The A2A protocol tracks tasks through these states:

  • PENDING: Task created but not yet assigned
  • ASSIGNED: Task assigned to specific agent
  • IN_PROGRESS: Agent actively working on task
  • REQUIRES_COORDINATION: Task needs input from another agent
  • COMPLETED: Task successfully finished
  • FAILED: Task failed with error details
  • ESCALATED: Task escalated to human operator

Lifecycle Tracking

# Create task with tracking
task_id = a2a_service.create_task(
    type="infrastructure_analysis",
    description="Analyze recent CloudWatch alarms",
    priority="high",
    timeout=300
)

# Monitor task progress
status = a2a_service.get_task_status(task_id)
print(f"Task {task_id}: {status.state} - {status.progress}%")

# Get task results
if status.state == "COMPLETED":
    results = a2a_service.get_task_results(task_id)

Health Monitoring

The A2A protocol includes comprehensive health monitoring:

Agent Health Checks

  • Availability: Regular ping tests to ensure agent responsiveness
  • Performance: Response time and throughput monitoring
  • Resource Usage: Memory and compute utilization tracking
  • Error Rates: Monitoring failed requests and exceptions

System Metrics

# Get overall system health
health = a2a_service.get_system_health()
print(f"Active Agents: {health.active_agents}")
print(f"Tasks in Progress: {health.active_tasks}")
print(f"Average Response Time: {health.avg_response_time}ms")
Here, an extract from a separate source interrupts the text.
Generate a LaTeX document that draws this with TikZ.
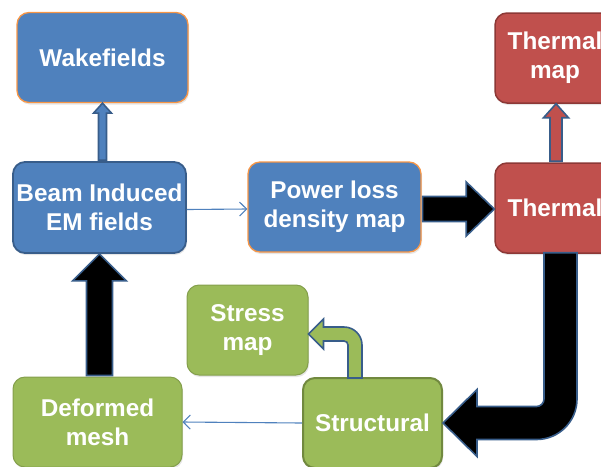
\documentclass[tikz,border=0pt]{standalone}
\usepackage{fontspec}
\setmainfont{Liberation Sans}
\usetikzlibrary{calc,arrows.meta,shadows}
\definecolor{bfill}{HTML}{4F81BD}
\definecolor{bdark}{HTML}{385D8A}
\definecolor{oline}{HTML}{F79646}
\definecolor{rfill}{HTML}{C0504D}
\definecolor{rdark}{HTML}{8C3836}
\definecolor{gfill}{HTML}{9BBB59}
\definecolor{gdark}{HTML}{71893F}
\tikzset{
  box/.style={rounded corners=12pt, minimum height=90pt, text=white,
    align=center, inner sep=1pt,
    font=\fontsize{24.3pt}{29pt}\selectfont\bfseries,
    drop shadow={opacity=0.2, shadow xshift=1pt, shadow yshift=-2pt}},
  bluebox/.style={box, fill=bfill, draw=oline, line width=1.3pt},
  bluedark/.style={box, fill=bfill, draw=bdark, line width=1.8pt},
  redbox/.style={box, fill=rfill, draw=rdark, line width=1.5pt},
  greenbox/.style={box, fill=gfill, draw=gfill!85!black, line width=1pt},
  greendark/.style={box, fill=gfill, draw=gdark, line width=2pt},
  blockarrow/.style={draw=bdark, line width=1.6pt, line join=miter},
  thin/.style={draw=bfill, line width=1.1pt, -{Straight Barb[length=7pt,width=14pt]}}
}
\begin{document}
\begin{tikzpicture}[x=1pt,y=-1pt]
\useasboundingbox (0,0) rectangle (601,466);
\clip (0,0) rectangle (601,466);

\node[bluebox, minimum width=171pt] (wake) at (102.5,57.5) {Wakefields};
\node[bluedark, minimum width=173pt, minimum height=91pt] (beam) at (99.5,207.5) {Beam Induced\\EM fields};
\node[bluebox, minimum width=173pt] (power) at (334.5,207) {Power loss\\density map};
\node[redbox, minimum width=120pt] (thermal) at (555,208) {Thermal};
\node[redbox, minimum width=120pt] (tmap) at (555,58) {Thermal\\map};
\node[greenbox, minimum width=121pt] (stress) at (247.5,330) {Stress\\map};
\node[greendark, minimum width=139pt] (struct) at (372.5,423) {Structural};
\node[greenbox, minimum width=169pt] (deformed) at (97.5,422) {Deformed\\mesh};

% beam -> wakefields (blue block arrow)
\coordinate (a1) at (wake.south |- beam.north);
\filldraw[blockarrow, fill=bfill]
  ($(a1)+(-4,-1)$) -- ($(wake.south)+(-4,10)$) -- ($(wake.south)+(-9,10)$) -- (wake.south)
  -- ($(wake.south)+(9,10)$) -- ($(wake.south)+(4,10)$) -- ($(a1)+(4,-1)$) -- cycle;

% deformed -> beam (black block arrow)
\coordinate (a2) at (beam.south |- deformed.north);
\filldraw[blockarrow, fill=black]
  ($(a2)+(-13,-1)$) -- ($(beam.south)+(-13,27)$) -- ($(beam.south)+(-27,27)$) -- (beam.south)
  -- ($(beam.south)+(27,27)$) -- ($(beam.south)+(13,27)$) -- ($(a2)+(13,-1)$) -- cycle;

% power -> thermal (black block arrow)
\coordinate (a3s) at ($(power.east)+(1,2)$);
\coordinate (a3t) at (thermal.west |- a3s);
\filldraw[blockarrow, fill=black]
  ($(a3s)+(0,-12.5)$) -- ($(a3t)+(-28,-12.5)$) -- ($(a3t)+(-28,-27)$) -- (a3t)
  -- ($(a3t)+(-28,27)$) -- ($(a3t)+(-28,12.5)$) -- ($(a3s)+(0,12.5)$) -- cycle;

% thermal -> thermal map (red block arrow)
\coordinate (a4) at ($(tmap.south)+(1,0)$);
\coordinate (a4s) at (a4 |- thermal.north);
\filldraw[blockarrow, fill=rfill]
  ($(a4s)+(-6,-1)$) -- ($(a4)+(-6,14)$) -- ($(a4)+(-12.5,14)$) -- (a4)
  -- ($(a4)+(12.5,14)$) -- ($(a4)+(6,14)$) -- ($(a4s)+(6,-1)$) -- cycle;

% thermal -> structural (J arrow)
\coordinate (J1) at ($(thermal.south)+(5.5,-1)$);
\coordinate (J2) at (J1 |- struct.east);
\coordinate (T) at (struct.east);
\filldraw[blockarrow, fill=black]
  ($(J1)+(-16.5,0)$) -- ($(J2)+(-16.5,-24)$)
  .. controls ($(J2)+(-16.5,-19.86)$) and ($(J2)+(-19.86,-16.5)$) .. ($(J2)+(-24,-16.5)$)
  -- ($(T)+(34,-16.5)$) -- ($(T)+(34,-33.5)$) -- (T) -- ($(T)+(34,33.5)$) -- ($(T)+(34,16.5)$)
  -- ($(J2)+(-24,16.5)$)
  .. controls ($(J2)+(-1.6,16.5)$) and ($(J2)+(16.5,-1.6)$) .. ($(J2)+(16.5,-24)$)
  -- ($(J1)+(16.5,0)$) -- cycle;

% structural -> stress (green bent arrow)
\coordinate (G1) at ($(struct.north)+(-17.5,1)$);
\coordinate (T2) at ($(stress.east)+(0,4)$);
\coordinate (G2) at (G1 |- T2);
\filldraw[blockarrow, fill=gfill]
  ($(G1)+(-7,0)$) -- ($(G2)+(-7,11)$)
  .. controls ($(G2)+(-7,8.8)$) and ($(G2)+(-8.8,7)$) .. ($(G2)+(-11,7)$)
  -- ($(T2)+(15,7)$) -- ($(T2)+(15,15)$) -- (T2) -- ($(T2)+(15,-15)$) -- ($(T2)+(15,-7)$)
  -- ($(G2)+(-11,-7)$)
  .. controls ($(G2)+(-1.06,-7)$) and ($(G2)+(7,1.06)$) .. ($(G2)+(7,11)$)
  -- ($(G1)+(7,0)$) -- cycle;

% thin connectors
\draw[thin] ($(beam.east)+(0,2)$) -- ($(power.west)+(0,2)$);
\draw[thin] (struct.west) -- (deformed.east);
\end{tikzpicture}
\end{document}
# Get specific agent health
agent_health = a2a_service.get_agent_health("monitoring_agent")
print(f"Status: {agent_health.status}")
print(f"Last Seen: {agent_health.last_seen}")
print(f"Success Rate: {agent_health.success_rate}%")

Security & Authentication

OAuth2 Integration

The A2A protocol uses OAuth2 for secure agent-to-agent communication:

# Authentication configuration
authentication:
  type: "oauth2"
  provider: "aws_cognito"
  scopes:
    - "a2a:invoke"
    - "a2a:coordinate"
    - "a2a:monitor"
  token_refresh: true
  expiry_handling: "automatic"

Authorization Policies

Fine-grained access control for agent interactions:

{
  "agent_permissions": {
    "monitoring_agent": {
      "can_invoke": ["ops_orchestrator"],
      "can_coordinate": true,
      "can_access_memory": ["shared", "monitoring"],
      "rate_limits": {
        "requests_per_minute": 100,
        "concurrent_tasks": 10
      }
    }
  }
}

Error Handling & Resilience

Retry Strategies

  • Exponential Backoff: Automatic retry with increasing delays
  • Circuit Breaker: Temporary agent isolation during failures
  • Fallback Routing: Alternative agent selection when primary unavailable
  • Graceful Degradation: Reduced functionality during partial outages

Error Recovery

# Configure error handling
a2a_service.configure_error_handling(
    retry_attempts=3,
    retry_delay_base=1.0,
    circuit_breaker_threshold=5,
    fallback_agents={
        "monitoring_agent": ["backup_monitoring_agent"],
        "ops_orchestrator": ["manual_escalation"]
    }
)

Development & Testing

Local Development Mode

The A2A protocol supports local development with mock agents:

# Initialize A2A service in development mode
a2a_service = A2AService(
    mode="development",
    mock_agents=["monitoring_agent", "ops_orchestrator"],
    enable_logging=True
)

Integration Testing

Comprehensive testing framework for A2A workflows:

# Test agent coordination
def test_incident_response_workflow():
    # Simulate critical alarm
    alarm_event = create_mock_alarm("api_gateway_errors")
    
    # Execute coordinated response
    response = a2a_service.handle_incident(alarm_event)
    
    # Verify both agents participated
    assert response.agents_involved == ["monitoring_agent", "ops_orchestrator"]
    assert response.tickets_created > 0
    assert response.notifications_sent > 0

Best Practices

Agent Design

  1. Clear Capability Definition: Precisely define what your agent can and cannot do
  2. Idempotent Operations: Ensure repeated calls produce consistent results
  3. Proper Error Handling: Return structured error information for debugging
  4. Resource Management: Implement proper cleanup and resource limits

Workflow Design

  1. Task Decomposition: Break complex workflows into manageable steps
  2. Dependency Mapping: Clearly define task dependencies and execution order
  3. Timeout Management: Set appropriate timeouts for all operations
  4. Context Optimization: Share only necessary context between agents

Monitoring & Observability

  1. Comprehensive Logging: Log all A2A interactions with structured data
  2. Metrics Collection: Track performance and success metrics
  3. Alert Configuration: Set up alerts for system health and performance
  4. Regular Health Checks: Implement proactive monitoring of agent health

The A2A Protocol provides the foundation for building sophisticated multi-agent systems that can handle complex operational workflows with reliability, security, and observability.